Emerging Infections in Children
Emerging and re-emerging infectious diseases: are we prepared to care for children?
That was the question Andrew Pavia, M.D., Chief, Division of Pediatric Infectious Disease at the University of Utah, raised at the Pediatrics Academic Societies meeting in Vancouver, British Columbia in May.
Emerging infections are inevitable, but will hospitals and health professionals be able to keep up and identify them before they harm our most vulnerable population? Pavia says the good news is we can identify unknown pathogens faster than ever before; the bad news is during an outbreak or crisis, many infected patients will arrive at hospitals with limited pediatric resources.
At the turn of the millennium, 14 emerging infections made their presence in the West, including West Nile, anthrax, SARS, monkeypox and norovirus. According to Pavia, two-thirds of those 14 emerging infections arise from animals.

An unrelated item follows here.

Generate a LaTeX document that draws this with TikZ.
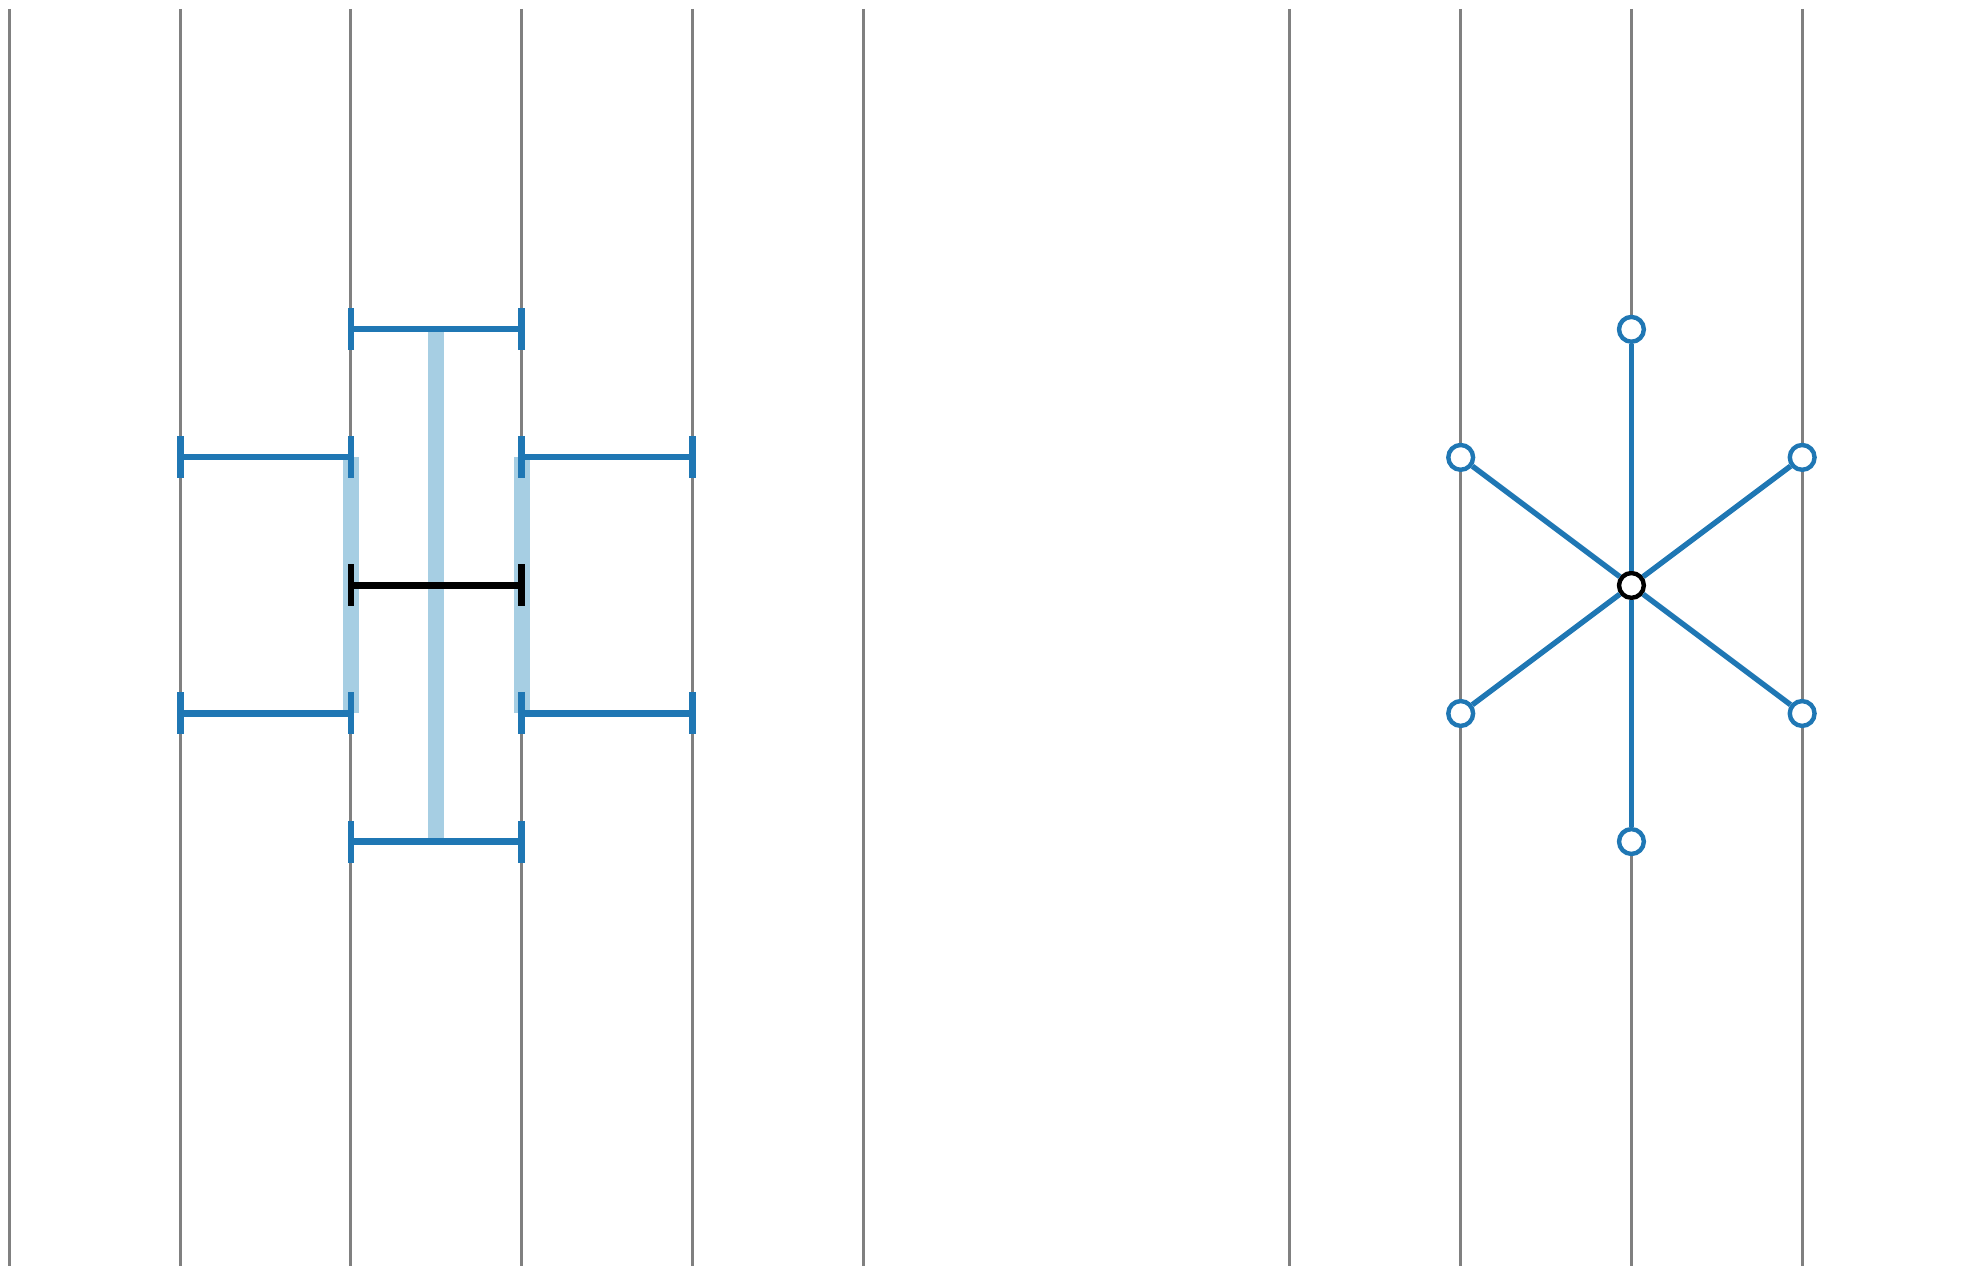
\documentclass[tikz,border=0pt]{standalone}
\usetikzlibrary{positioning,calc}
\definecolor{tabblue}{HTML}{1F77B4}
\definecolor{paleblue}{HTML}{A6CEE3}
\tikzset{
  guide/.style={draw=gray, line width=1.5pt},
  band/.style={draw=paleblue, line width=8pt},
  tick/.style={rectangle, fill=tabblue, inner sep=0pt, minimum width=3.3pt, minimum height=21pt},
  span/.style={draw=tabblue, line width=3.1pt},
  site/.style={circle, draw=tabblue, fill=white, line width=2.2pt, inner sep=0pt, minimum size=12.4pt},
  spoke/.style={draw=tabblue, line width=2.7pt}
}
\begin{document}
\begin{tikzpicture}[x=3cm, y=2.25cm]
    \useasboundingbox (-0.0556,-5.317) rectangle (11.483,4.572);
    % vertical guides
    \foreach \x in {0,1,2,3,4,5,7.5,8.5,9.5,10.5}
        \draw[guide] (\x,4.502) -- (\x,-5.317);

    % left group: grid points
    \coordinate (c21) at (2,2);   \coordinate (c31) at (3,2);
    \coordinate (c12) at (1,1);   \coordinate (c22) at (2,1);
    \coordinate (c32) at (3,1);   \coordinate (c42) at (4,1);
    \coordinate (c23) at (2,0);   \coordinate (c33) at (3,0);
    \coordinate (c14) at (1,-1);  \coordinate (c24) at (2,-1);
    \coordinate (c34) at (3,-1);  \coordinate (c44) at (4,-1);
    \coordinate (c25) at (2,-2);  \coordinate (c35) at (3,-2);
    \coordinate (mid1) at ($(c21)!0.5!(c31)$);
    \coordinate (mid5) at ($(c25)!0.5!(c35)$);

    % pale bands
    \draw[band] (mid1) -- (mid5);
    \draw[band] (c22) -- (c24);
    \draw[band] (c32) -- (c34);

    % ticks
    \foreach \p in {21,31,12,22,32,42,14,24,34,44,25,35}
        \node[tick] (t\p) at (c\p) {};
    \node[tick, fill=black] (t23) at (c23) {};
    \node[tick, fill=black] (t33) at (c33) {};

    \draw[span] (t21.center) -- (t31.center);
    \draw[span] (t12.center) -- (t22.center);
    \draw[span] (t32.center) -- (t42.center);
    \draw[span, draw=black] (t23.center) -- (t33.center);
    \draw[span] (t14.center) -- (t24.center);
    \draw[span] (t34.center) -- (t44.center);
    \draw[span] (t25.center) -- (t35.center);

    % right group: star
    \node[site] (top) at (9.5,2) {};
    \node[site] (upleft) at (8.5,1) {};
    \node[site] (upright) at (10.5,1) {};
    \node[site] (lowleft) at (8.5,-1) {};
    \node[site] (lowright) at (10.5,-1) {};
    \node[site] (bottom) at (9.5,-2) {};
    \node[site, draw=black] (hub) at (9.5,0) {};

    \foreach \s in {top,upleft,upright,lowleft,lowright,bottom}
        \draw[spoke] (hub) -- (\s);
\end{tikzpicture}
\end{document}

What can we expect for 2014? Pavia says it won’t be dull.
So far this calendar year MERS, measles, dengue, mumps, Ebola, influenza AH7N9 and Chikungunya have all made an appearance.
“We need a robust public health system,” said Pavia. “Rapid research will also be critical as we try to understand the severity of each disease.”
More than ever before, children are exposed to foreign illnesses through childcare, school, animal contact, etc. “We are never more than 24 hours away from a savannah or jungle where emerging infections may come from,” said Pavia.
In front of 200 of his peers from around the globe, he stressed the importance of research and preparedness. “A lot remains to be done.”
The Pediatric Academic Societies annual meeting is the largest international meeting focused on research in child health. Approximately 7,000 pediatricians attended the conference where approximately 3,800 scientific presentations were showcased.